For the sequential situation we set a maximum possible sample size, e.g., $n=1000$.

There is a subtlty to the problem that I always have trouble thinking about. A real skeptic is sometimes worried about a false claim of effectiveness ($\mu > 0$) when the process really has exactly no effect ($\mu=0$). The subtlty is that the skeptic is "singling out" zero as a special value, and perhaps is giving non-zero probability to the event $\mu = 0$ (?). Our method of showing that the posteriors is calibrated may not make such a skeptic happy because the skeptic really seems to want to condition on $\mu = 0$ and as Bayesians we only condition on what is knowable. Perhaps this is a case where the prior distribution that the statistician is using conflicts with a discontinuous prior distribution the skeptic is using?
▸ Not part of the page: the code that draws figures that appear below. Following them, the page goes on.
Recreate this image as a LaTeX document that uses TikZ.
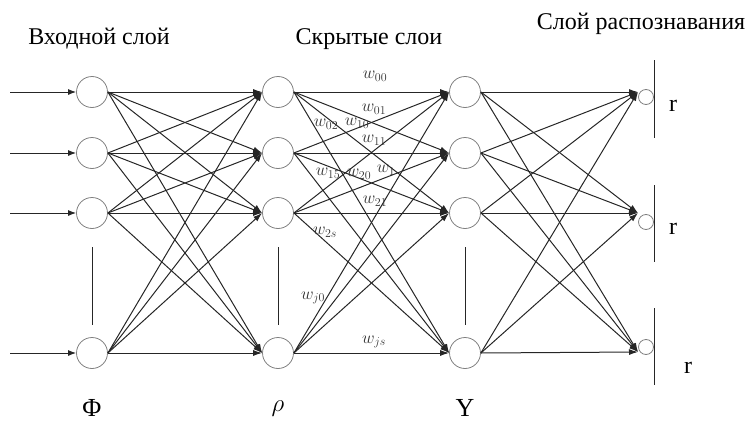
\documentclass[tikz,border=0pt]{standalone}
\usepackage{fontspec}
\setmainfont{Liberation Serif}
\usetikzlibrary{arrows.meta}
\begin{document}
\begin{tikzpicture}[x=1pt,y=-1pt,
  neuron/.style={circle,draw=black!50,line width=0.8pt,minimum size=31pt,inner sep=0pt},
  outn/.style={circle,draw=black!50,line width=0.8pt,minimum size=15pt,inner sep=0pt},
  conn/.style={draw=black!85,line width=1pt,-{Latex[length=9pt,width=6pt]}},
  inconn/.style={draw=black!85,line width=1pt,-{Latex[length=8pt,width=6pt]}},
  bar/.style={draw=black!85,line width=1pt},
  wl/.style={font=\fontsize{17}{17}\selectfont,text=black!80,inner sep=0pt},
  title/.style={font=\fontsize{24}{24}\selectfont,anchor=base,inner sep=0pt},
  sym/.style={font=\fontsize{26}{26}\selectfont,anchor=base,inner sep=0pt},
  rl/.style={font=\fontsize{24}{24}\selectfont,anchor=base,inner sep=0pt}]
\useasboundingbox (0,0) rectangle (755,423);
% titles
\node[title] (tin) at (99,44) {Входной слой};
\node[title] (thid) at (369,44) {Скрытые слои};
\node[title] (tout) at (641,29) {Слой распознавания};
% neurons
\foreach \y [count=\i] in {92,153,213,353} {
  \node[neuron] (i\i) at (92,\y) {};
  \node[neuron] (h\i) at (278,\y) {};
  \node[neuron] (g\i) at (465,\y) {};
  \coordinate (in\i) at (10,\y);
}
% output units
\foreach \y/\ty [count=\i] in {97/92,222/213,347/352} {
  \node[outn] (o\i) at (646,\y) {};
  \coordinate (t\i) at (638,\ty);
}
% input arrows
\foreach \i in {1,...,4} \draw[inconn] (in\i) -- (i\i.west);
% full connections
\foreach \a in {1,...,4} \foreach \b in {1,...,4} {
  \draw[conn] (i\a.east) -- (h\b.west);
  \draw[conn] (h\a.east) -- (g\b.west);
}
\foreach \a in {1,...,4} \foreach \b in {1,...,3} \draw[conn] (g\a.east) -- (t\b);
% ellipsis bars
\foreach \x in {92,278,465} \draw[bar] (\x,247) -- (\x,325);
% output bars
\coordinate (b1a) at (654,60);  \coordinate (b1b) at (654,138);
\coordinate (b2a) at (654,185); \coordinate (b2b) at (654,262);
\coordinate (b3a) at (654,308); \coordinate (b3b) at (654,385);
\foreach \i in {1,2,3} \draw[bar] (b\i a) -- (b\i b);
\node[rl] (r1) at (673,111) {r};
\node[rl] (r2) at (673,234) {r};
\node[rl] (r3) at (688,373) {r};
% layer symbols
\node[sym] (phi) at (92,416) {Φ};
\node[sym] (rho) at (278,411) {$\rho$};
\node[sym] (ups) at (465,416) {Y};
% weight labels
\node[wl] (w00) at (375,76) {$w_{00}$};
\node[wl] (w01) at (374,109) {$w_{01}$};
\node[wl] (w02) at (326,124) {$w_{02}$};
\node[wl] (w10) at (357,123) {$w_{10}$};
\node[wl] (w11) at (374,140) {$w_{11}$};
\node[wl] (w15) at (328,173) {$w_{15}$};
\node[wl] (w20) at (359,174) {$w_{20}$};
\node[wl] (w1x) at (386,170) {$w_{1}$};
\node[wl] (w21) at (375,201) {$w_{21}$};
\node[wl] (w2s) at (325,232) {$w_{2s}$};
\node[wl] (wj0) at (313,298) {$w_{j0}$};
\node[wl] (wjs) at (374,342) {$w_{js}$};
\end{tikzpicture}
\end{document}
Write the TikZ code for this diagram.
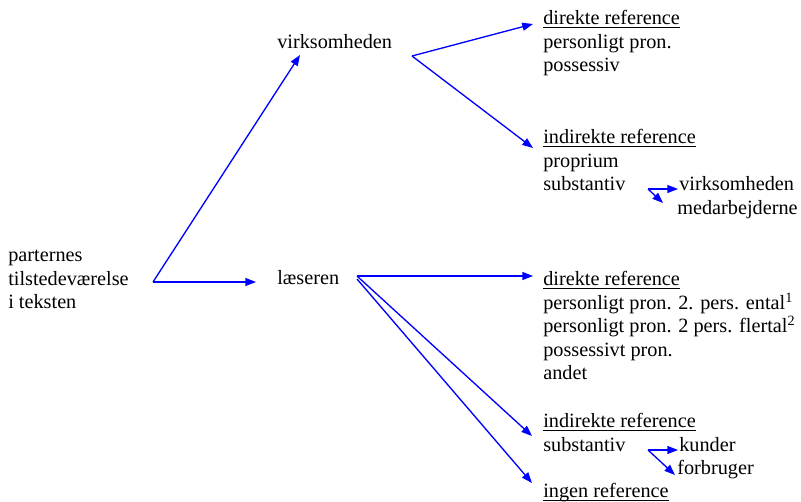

Juho Kokkala · Accepted Answer · 2016-10-07 05:45:49Z

Simulation results will depend on how the parameter is sampled in the simulation. I don't think there is any dispute over whether the posterior probabilities will be calibrated (in the frequency sense) if the prior probabilities are, so I suspect a simulation will not convince anyone of anything new.

Anyway, in the sequential sampling case mentioned in the question (third paragraph) can be simulated "as is" by drawing $\mu$ from the prior, drawing samples given this $\mu$ until $p(\mu>0\mid \textrm{samples})>0.95$ or some other termination criterion occurs (another termination criterion is needed since there is positive probability that the running posterior probability will never exceed $0.95$). Then, for every $p(\mu>0\mid \textrm{samples})>0.95$ claim, check whether the underlying sampled $\mu$-parameter is positive and count the number of true positives vs. false positives. So, for $i=1,2,\ldots$:

Sample $\mu_i \sim N(\gamma, \tau^2)$
For $j=1,\ldots^\ast$:
- Sample $y_{i,j} \sim N(\mu_i, \sigma^2)$
- Compute $p_{i,j} := P(\mu_i>0 \mid y_{i,1:j})$
- If $p_{i,j}>0.95$
  - If $\mu_i>0$, increment true positive counter
  - If $\mu_i\leq0$, increment false positive counter
  - Break from the inner for loop
- $\ast$ some other breaking condition, such as $j\geq j_{\max}$

The ratio of true positives to all positives will be at least $0.95$, which demonstrates calibration of the $P(\mu>0 \mid D)>0.95$ claims.

A slow-and-dirty Python implementation (bugs very possible + there is a potential stopping bias in that I debugged until I saw the expected calibration property holding).

# (C) Juho Kokkala 2016
# MIT License 

import numpy as np

np.random.seed(1)

N = 10000
max_samples = 50

gamma = 0.1
tau = 2
sigma = 1

truehits = 0
falsehits = 0

p_positivemus = []

while truehits + falsehits < N:
    # Sample the parameter from prior
    mu = np.random.normal(gamma, tau)

    # For sequential updating of posterior
    gamma_post = gamma
    tau2_post = tau**2

    for j in range(max_samples):
        # Sample data
        y_j = np.random.normal(mu, sigma)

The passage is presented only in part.